Lack of alignment is typically a bigger problem than lack of ambition.

John Doerr says that an OKR “sanctions the ability to take risks”. This is why there is typically an expectation set that you should only plan to be able to accomplish 50–80% of your OKRs, depending on where you want to set your ambition level.

Although I agree that risk aversion may be a problem, I would suggest that for any large organisation, alignment and coordination is a much bigger problem than lack of ambition and risk aversion.

The more important problem is being able to trust commitments to avoid cascading schedule collapse (I’m late which makes you late which makes them late which….).

Google distinguishes between Committed OKRs and Aspirational OKRs to address this.

The back-and-forth interactions during the OKR process are the most critical part.

John Doerr calls OKRs a “cooperative social contract”. The back-and-forth interactions between people during the creation and adjustment of OKRs are the most critical part. The hoshin kanri community calls these interactions “catchball”. Written OKRs without these interactions are mostly useless.

There are three typical ways to get bad OKRs.

OKRs are bad typically due to three things:

  • Lack of or bad interactions between people: No cooperation, unclear expectations, etc.
  • Lack of or bad knowledge and thinking: There is no point to align with nonsense.
  • Ignorance about one’s ability to execute: Essentially excessive ambition which shifts motivating challenging goals to demotivating impossible goals.

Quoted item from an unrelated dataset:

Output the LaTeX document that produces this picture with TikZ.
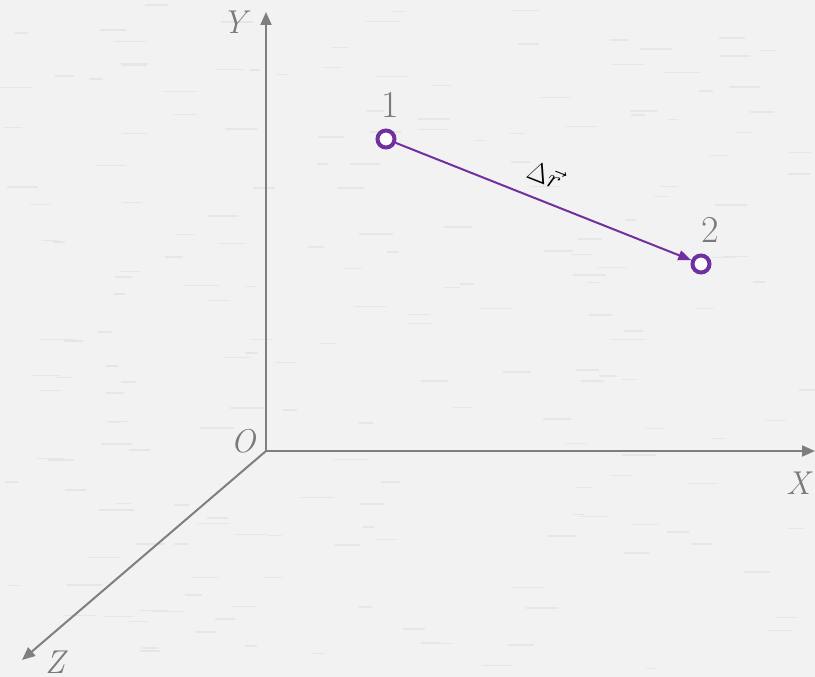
\documentclass[tikz,border=0pt]{standalone}
\usetikzlibrary{arrows.meta}
\usepackage{graphicx}
\definecolor{bgc}{HTML}{F2F2F2}
\definecolor{texc}{HTML}{E6E6E6}
\definecolor{axisc}{HTML}{7F7F7F}
\definecolor{labc}{HTML}{7A7A7A}
\definecolor{purp}{HTML}{7030A0}
\tikzset{
  axis/.style={draw=axisc, line width=2pt, -{Triangle[length=13pt,width=11pt]}},
  axlab/.style={text=labc, font=\fontsize{33}{35}\selectfont\itshape, inner sep=0pt},
  ptlab/.style={text=labc, font=\fontsize{38}{40}\selectfont, inner sep=0pt},
  pt/.style={circle, draw=purp, line width=4pt, fill=white, minimum size=17pt, inner sep=0pt},
  vec/.style={draw=purp, line width=2pt, -{Triangle[length=13pt,width=10pt]}},
}
\begin{document}
\begin{tikzpicture}[x=1pt,y=-1pt]
\fill[bgc] (0,0) rectangle (815,677);
\useasboundingbox (0,0) rectangle (815,677);
\pgfmathsetseed{7}
\foreach \i in {1,...,200}{
  \pgfmathsetmacro{\px}{rnd*800}
  \pgfmathsetmacro{\py}{rnd*670}
  \pgfmathsetmacro{\pl}{10+rnd*25}
  \draw[texc, line width=1.5pt] (\px,\py) -- ++(\pl,0);
}
\coordinate (O) at (266,451);
\coordinate (Yend) at (266,12);
\coordinate (Xend) at (815,451);
\coordinate (Zend) at (22,660);
\draw[axis] (O) -- (Yend);
\draw[axis] (O) -- (Xend);
\draw[axis] (O) -- (Zend);
\node[axlab] (ylab) at (234,22) {Y};
\node[axlab] (olab) at (243,441) {O};
\node[axlab] (xlab) at (798,483) {X};
\node[axlab] (zlab) at (55,662) {Z};
\node[pt] (p1) at (386,139) {};
\node[pt] (p2) at (701,264) {};
\draw[vec] (p1) -- (p2);
\node[ptlab] (l1) at (390,105) {1};
\node[ptlab] (l2) at (710,230) {2};
\node[rotate=-21.6, inner sep=0pt] (dr) at (545,175) {\scalebox{1.6}{\fontsize{17}{17}\selectfont$\Delta\vec{r}$}};
\end{tikzpicture}
\end{document}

A quarter is typically too short of a horizon for long-term planning.

Quarterly OKRs are too short of a horizon for long-term planning. I’d expect big picture visions to cover at least a 1-year horizon, probably more, and strategic roadmaps to cover multiple quarters.

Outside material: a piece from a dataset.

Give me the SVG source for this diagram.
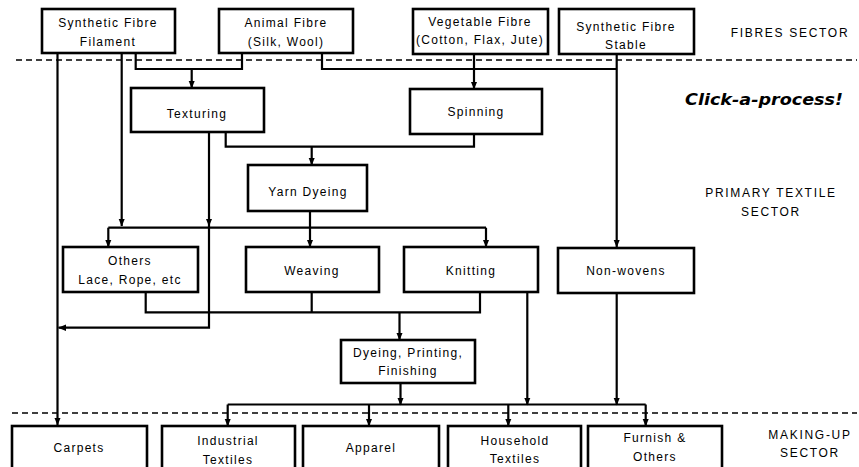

If you’ve done an effective job at visions and roadmaps, quarterly, or even annual, OKRs should be something that falls out of it.

A quarter is typically too long for medium-term planning.

In a competitive and/or complex environment, I’ve typically found either things change or new opportunities show up month-to-month. Which means any quarter-level plan should be adjusted.

Instead, I prefer 3-month rolling wave planning updated every month.

NOTE: The best book I like on OKRs is John Doerr’s Measure What Matters. However, I’d also recommend exploring Toyota’s hoshin kanri approach and the history and evolution of “management by objectives” (MBO) in general.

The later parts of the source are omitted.